Herzlichen Dank für Ihren Mut. Juristische Netzwerke dieser Art sind in dieser komplexen “Gefechtslage” in ihrem Wert nicht zu unterschätzen. Neben der Funktion, den einzelnen Juristen nicht sozial isoliert zu lassen, sondern durch die Netzwerkkollegen zu stabilisieren, hat ein solcher Zusammenschluss auch den juristischen Hintergrund, die Erfahrungen in “Corona-Angelegenheiten” hilfreich austauschen zu können. Denn gerade Richter und Staatsanwälte sind häufig in Gefahr, isolierte Einzelkämpfer zu werden. Neben der Gefahr, von oben unbotmäßigem Druck ausgesetzt zu werden. Ein juristisches Netzwerk schafft neben der psychischen Unterstützung auch die Möglichkeit, Rückgriff auf juristische und standespolitische Expertise nehmen zu können. Und das Netzwerk schafft zumindest die Möglichkeit einer fachlichen Öffentlichkeit. Dies wird hie und da den einzelnen Vorgesetzten/Politiker vielleicht etwas einbremsen.
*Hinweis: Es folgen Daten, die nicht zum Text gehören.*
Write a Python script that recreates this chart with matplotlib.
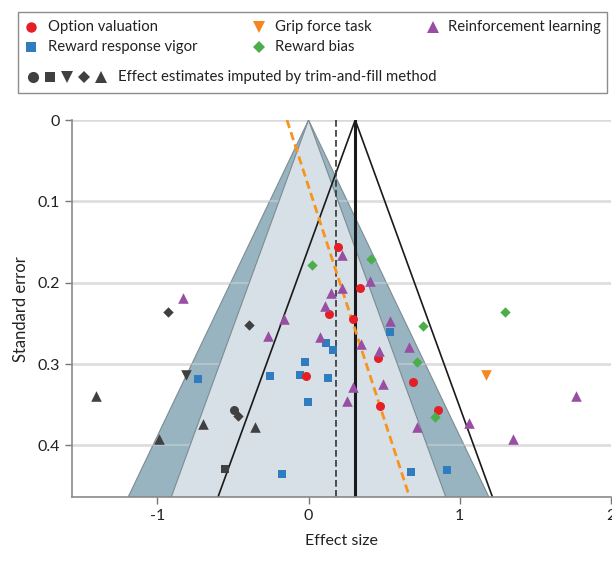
import matplotlib
matplotlib.use("Agg")
import matplotlib.pyplot as plt
from matplotlib.lines import Line2D
from matplotlib.patches import Rectangle, Polygon

plt.rcParams['font.family'] = ['Lato', 'DejaVu Sans']

# Effect sizes (x) and standard errors (y) per task category
option_es = [0.192, 0.133, -0.017, 0.338, 0.296, 0.462, 0.693, 0.470, 0.857]
option_se = [0.156, 0.239, 0.3145, 0.206, 0.244, 0.293, 0.3215, 0.351, 0.356]

vigor_es = [-0.732, -0.256, -0.055, -0.022, 0.117, 0.164, 0.128, -0.004,
            -0.174, 0.678, 0.916, 0.541]
vigor_se = [0.3186, 0.314, 0.313, 0.298, 0.274, 0.283, 0.3166, 0.346,
            0.4345, 0.433, 0.4296, 0.260]

grip_es = [1.175]
grip_se = [0.3133]

bias_es = [0.0245, 0.415, 0.760, 0.720, 0.835, 1.298]
bias_se = [0.178, 0.171, 0.2527, 0.298, 0.3645, 0.2363]

rl_es = [-0.828, -0.269, -0.163, 0.073, 0.111, 0.150, 0.223, 0.219, 0.407,
         0.536, 0.347, 0.464, 0.667, 0.294, 0.493, 0.254, 0.720, 1.064,
         1.773, 1.354]
rl_se = [0.219, 0.266, 0.244, 0.2666, 0.2285, 0.213, 0.207, 0.1655, 0.198,
         0.2465, 0.2756, 0.2834, 0.2793, 0.3276, 0.3243, 0.3448, 0.3768,
         0.3718, 0.3387, 0.3923]

# Studies imputed by trim-and-fill, by category marker
imp_option_es, imp_option_se = [-0.494], [0.356]
imp_vigor_es, imp_vigor_se = [-0.552], [0.429]
imp_grip_es, imp_grip_se = [-0.808], [0.313]
imp_bias_es, imp_bias_se = [-0.931, -0.393, -0.466], [0.236, 0.252, 0.364]
imp_rl_es, imp_rl_se = [-1.408, -0.699, -0.353, -0.989], [0.339, 0.373, 0.377, 0.392]

pooled_estimate = 0.309      # random-effects pooled effect
trimfill_estimate = 0.183    # trim-and-fill adjusted effect
egger_intercept = -0.143     # Egger regression line: es = a + b * se
egger_slope = 1.751
z95, z99 = 1.96, 2.576
se_max = 0.4637

x_ticks = [-1, 0, 1, 2]
x_ticklabels = ['-1', '0', '1', '2']
y_ticks = [0, 0.1, 0.2, 0.3, 0.4]
y_ticklabels = ['0', '0.1', '0.2', '0.3', '0.4']

C_OPT = '#e41f26'
C_VIG = '#2f7dbf'
C_GRIP = '#f7841f'
C_BIAS = '#4bae4a'
C_RL = '#984ea3'
C_IMP = '#404040'
TXT = '#222222'

fig = plt.figure(figsize=(6.12, 5.65), dpi=100)
ax = fig.add_axes([0.1172, 0.1198, 0.8808, 0.6678])

# Horizontal gridlines, softened where they cross the outer contour band
for yt in y_ticks:
    ax.axhline(yt, color='#d9d9d9', lw=1.8, zorder=0.5)

# Contour-enhanced funnel: p < .01 band and p < .05 region
outer = Polygon([(0, 0), (-z99 * se_max, se_max), (z99 * se_max, se_max)],
                closed=True, facecolor='#97b4c0', edgecolor='#7d8c93', lw=0.8, zorder=1)
ax.add_patch(outer)
for yt in y_ticks[1:]:
    ax.axhline(yt, color='#e6e6e6', lw=1.6, alpha=0.35, zorder=1.5)
inner = Polygon([(0, 0), (-z95 * se_max, se_max), (z95 * se_max, se_max)],
                closed=True, facecolor='#d7e0e7', edgecolor='#7d8c93', lw=0.8, zorder=2)
ax.add_patch(inner)

# Pseudo-confidence funnel around the pooled estimate
ax.plot([pooled_estimate - z95 * se_max, pooled_estimate, pooled_estimate + z95 * se_max],
        [se_max, 0, se_max], color='#1a1a1a', lw=1.2, zorder=3)
ax.plot([pooled_estimate, pooled_estimate], [0, se_max], color='#1a1a1a', lw=2.2, zorder=3)
ax.plot([trimfill_estimate, trimfill_estimate], [0, se_max], color='#333333', lw=1.2,
        dashes=(4, 2), zorder=3)

# Egger regression line
ax.plot([egger_intercept, egger_intercept + egger_slope * se_max], [0, se_max],
        color='#f7941d', lw=2.0, dashes=(3, 1.6), zorder=3)

# Study markers
ms = dict(linewidths=0, zorder=5, clip_on=False)
ax.scatter(imp_option_es, imp_option_se, marker='o', s=42, color=C_IMP, **ms)
ax.scatter(imp_vigor_es, imp_vigor_se, marker='s', s=38, color=C_IMP, **ms)
ax.scatter(imp_grip_es, imp_grip_se, marker='v', s=58, color=C_IMP, **ms)
ax.scatter(imp_bias_es, imp_bias_se, marker='D', s=28, color=C_IMP, **ms)
ax.scatter(imp_rl_es, imp_rl_se, marker='^', s=58, color=C_IMP, **ms)

ax.scatter(vigor_es, vigor_se, marker='s', s=38, color=C_VIG, **ms)
ax.scatter(option_es, option_se, marker='o', s=42, color=C_OPT, **ms)
ax.scatter(bias_es, bias_se, marker='D', s=28, color=C_BIAS, **ms)
ax.scatter(rl_es, rl_se, marker='^', s=58, color=C_RL, **ms)
ax.scatter(grip_es, grip_se, marker='v', s=58, color=C_GRIP, **ms)

ax.set_xlim(-1.567, 2.0)
ax.set_ylim(se_max, 0)
ax.set_xticks(x_ticks)
ax.set_xticklabels(x_ticklabels)
ax.set_yticks(y_ticks)
ax.set_yticklabels(y_ticklabels)
ax.tick_params(axis='both', colors='#777777', labelcolor=TXT, labelsize=11.5,
               length=5, width=1)
for side in ('top', 'right'):
    ax.spines[side].set_visible(False)
for side in ('left', 'bottom'):
    ax.spines[side].set_color('#8a8a8a')
    ax.spines[side].set_linewidth(1.2)
    ax.spines[side].set_zorder(6)

ax.set_xlabel('Effect size', fontsize=11.5, color=TXT, labelpad=8)
ax.set_ylabel('Standard error', fontsize=12, color=TXT, labelpad=6)

# Legend box
W, H = 612.0, 565.0
fig.add_artist(Rectangle((18 / W, 1 - 93 / H), 589 / W, 81 / H, transform=fig.transFigure,
                         facecolor='white', edgecolor='#8c8c8c', lw=1))


def legend_marker(px, py, marker, color, size):
    fig.add_artist(Line2D([px / W], [1 - py / H], marker=marker, color=color,
                          markersize=size, markeredgewidth=0, linestyle='none',
                          transform=fig.transFigure))


def legend_text(px, py, text):
    fig.text(px / W, 1 - py / H, text, fontsize=10.7, color=TXT,
             va='center', ha='left')


legend_marker(31, 27, 'o', C_OPT, 7.5)
legend_text(48, 27, 'Option valuation')
legend_marker(259, 27, 'v', C_GRIP, 9)
legend_text(275, 27, 'Grip force task')
legend_marker(433, 27, '^', C_RL, 9)
legend_text(448, 27, 'Reinforcement learning')
legend_marker(31, 47, 's', C_VIG, 7)
legend_text(48, 47, 'Reward response vigor')
legend_marker(259, 47, 'D', C_BIAS, 6.5)
legend_text(275, 47, 'Reward bias')

for px, mk, sz in [(33, 'o', 8), (50, 's', 7), (67, 'v', 9), (84, 'D', 6.5), (101, '^', 9)]:
    legend_marker(px, 77, mk, C_IMP, sz)
legend_text(118, 77, 'Effect estimates imputed by trim-and-fill method')

fig.savefig('out.png', dpi=100)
Manfred Knake / 14.01.2021

Widerstand gibt es ja schon länger: Ärzte für Aufklärung, Anwälte für Aufklärung, google hilft. Nur bringt die Qualitätspresse kaum etwas dazu…

Ralph Keller / 14.01.2021

Die sollen nicht beobachten, die sollen einschreiten!

Volker / 14.01.2021

Es wird Zeit, dass die Justiz diesem totalitären Treiben der Regierung und dem „Amoklauf“ Söders endlich ein Ende setzt!

Andrea Nöth / 14.01.2021

Sind das die selben Richter, die seit 2015 zugucken? Na dann… Vermutlich werden es aber auch die sein, die ihren Job verlieren werden - falls sie aufmucken.

Michael R. Huber / 14.01.2021

Gott sei Dank! Endlich regt sich der Widerstand! Zuerst evidenzbasierte Medizin, dann die RAEinnen Fischer und jetzt sogar Staatsanwälte und Richter. Ich drücke Ihnen alle Daumen und hoffe für uns, dass Sie diesen Irrsinn wenigstens begrenzen, wenn nicht sogar zu beenden vermögen! Für Sie und alle anderen, die sich gegen diese Menschen verachtende Politik stellen, drücke ich die Daumen, dass sie nicht mundtot gemacht oder anderweitig kalt gestellt werden!

Tobias Kramer / 14.01.2021

@Armin Reichert: Das war auch gerade mein Gedanke. Das erinnert mich auch gleich wieder an die WerteUnion innerhalb der CDU, die auch immer viel will, aber rein gar nichts kann und sich gemütlich warm im Parlament eingerichtet hat. Hoffen wir also mal, dass aus diesem Netzwerk nicht auch nur heiße Luft kommt.

Bernd Große-Lordemann / 14.01.2021

Das erfordert mittlerweile im besten Deutschland das wir je hatten schon wieder Mut. EdeKa ist nicht mehr ausgeschlossen.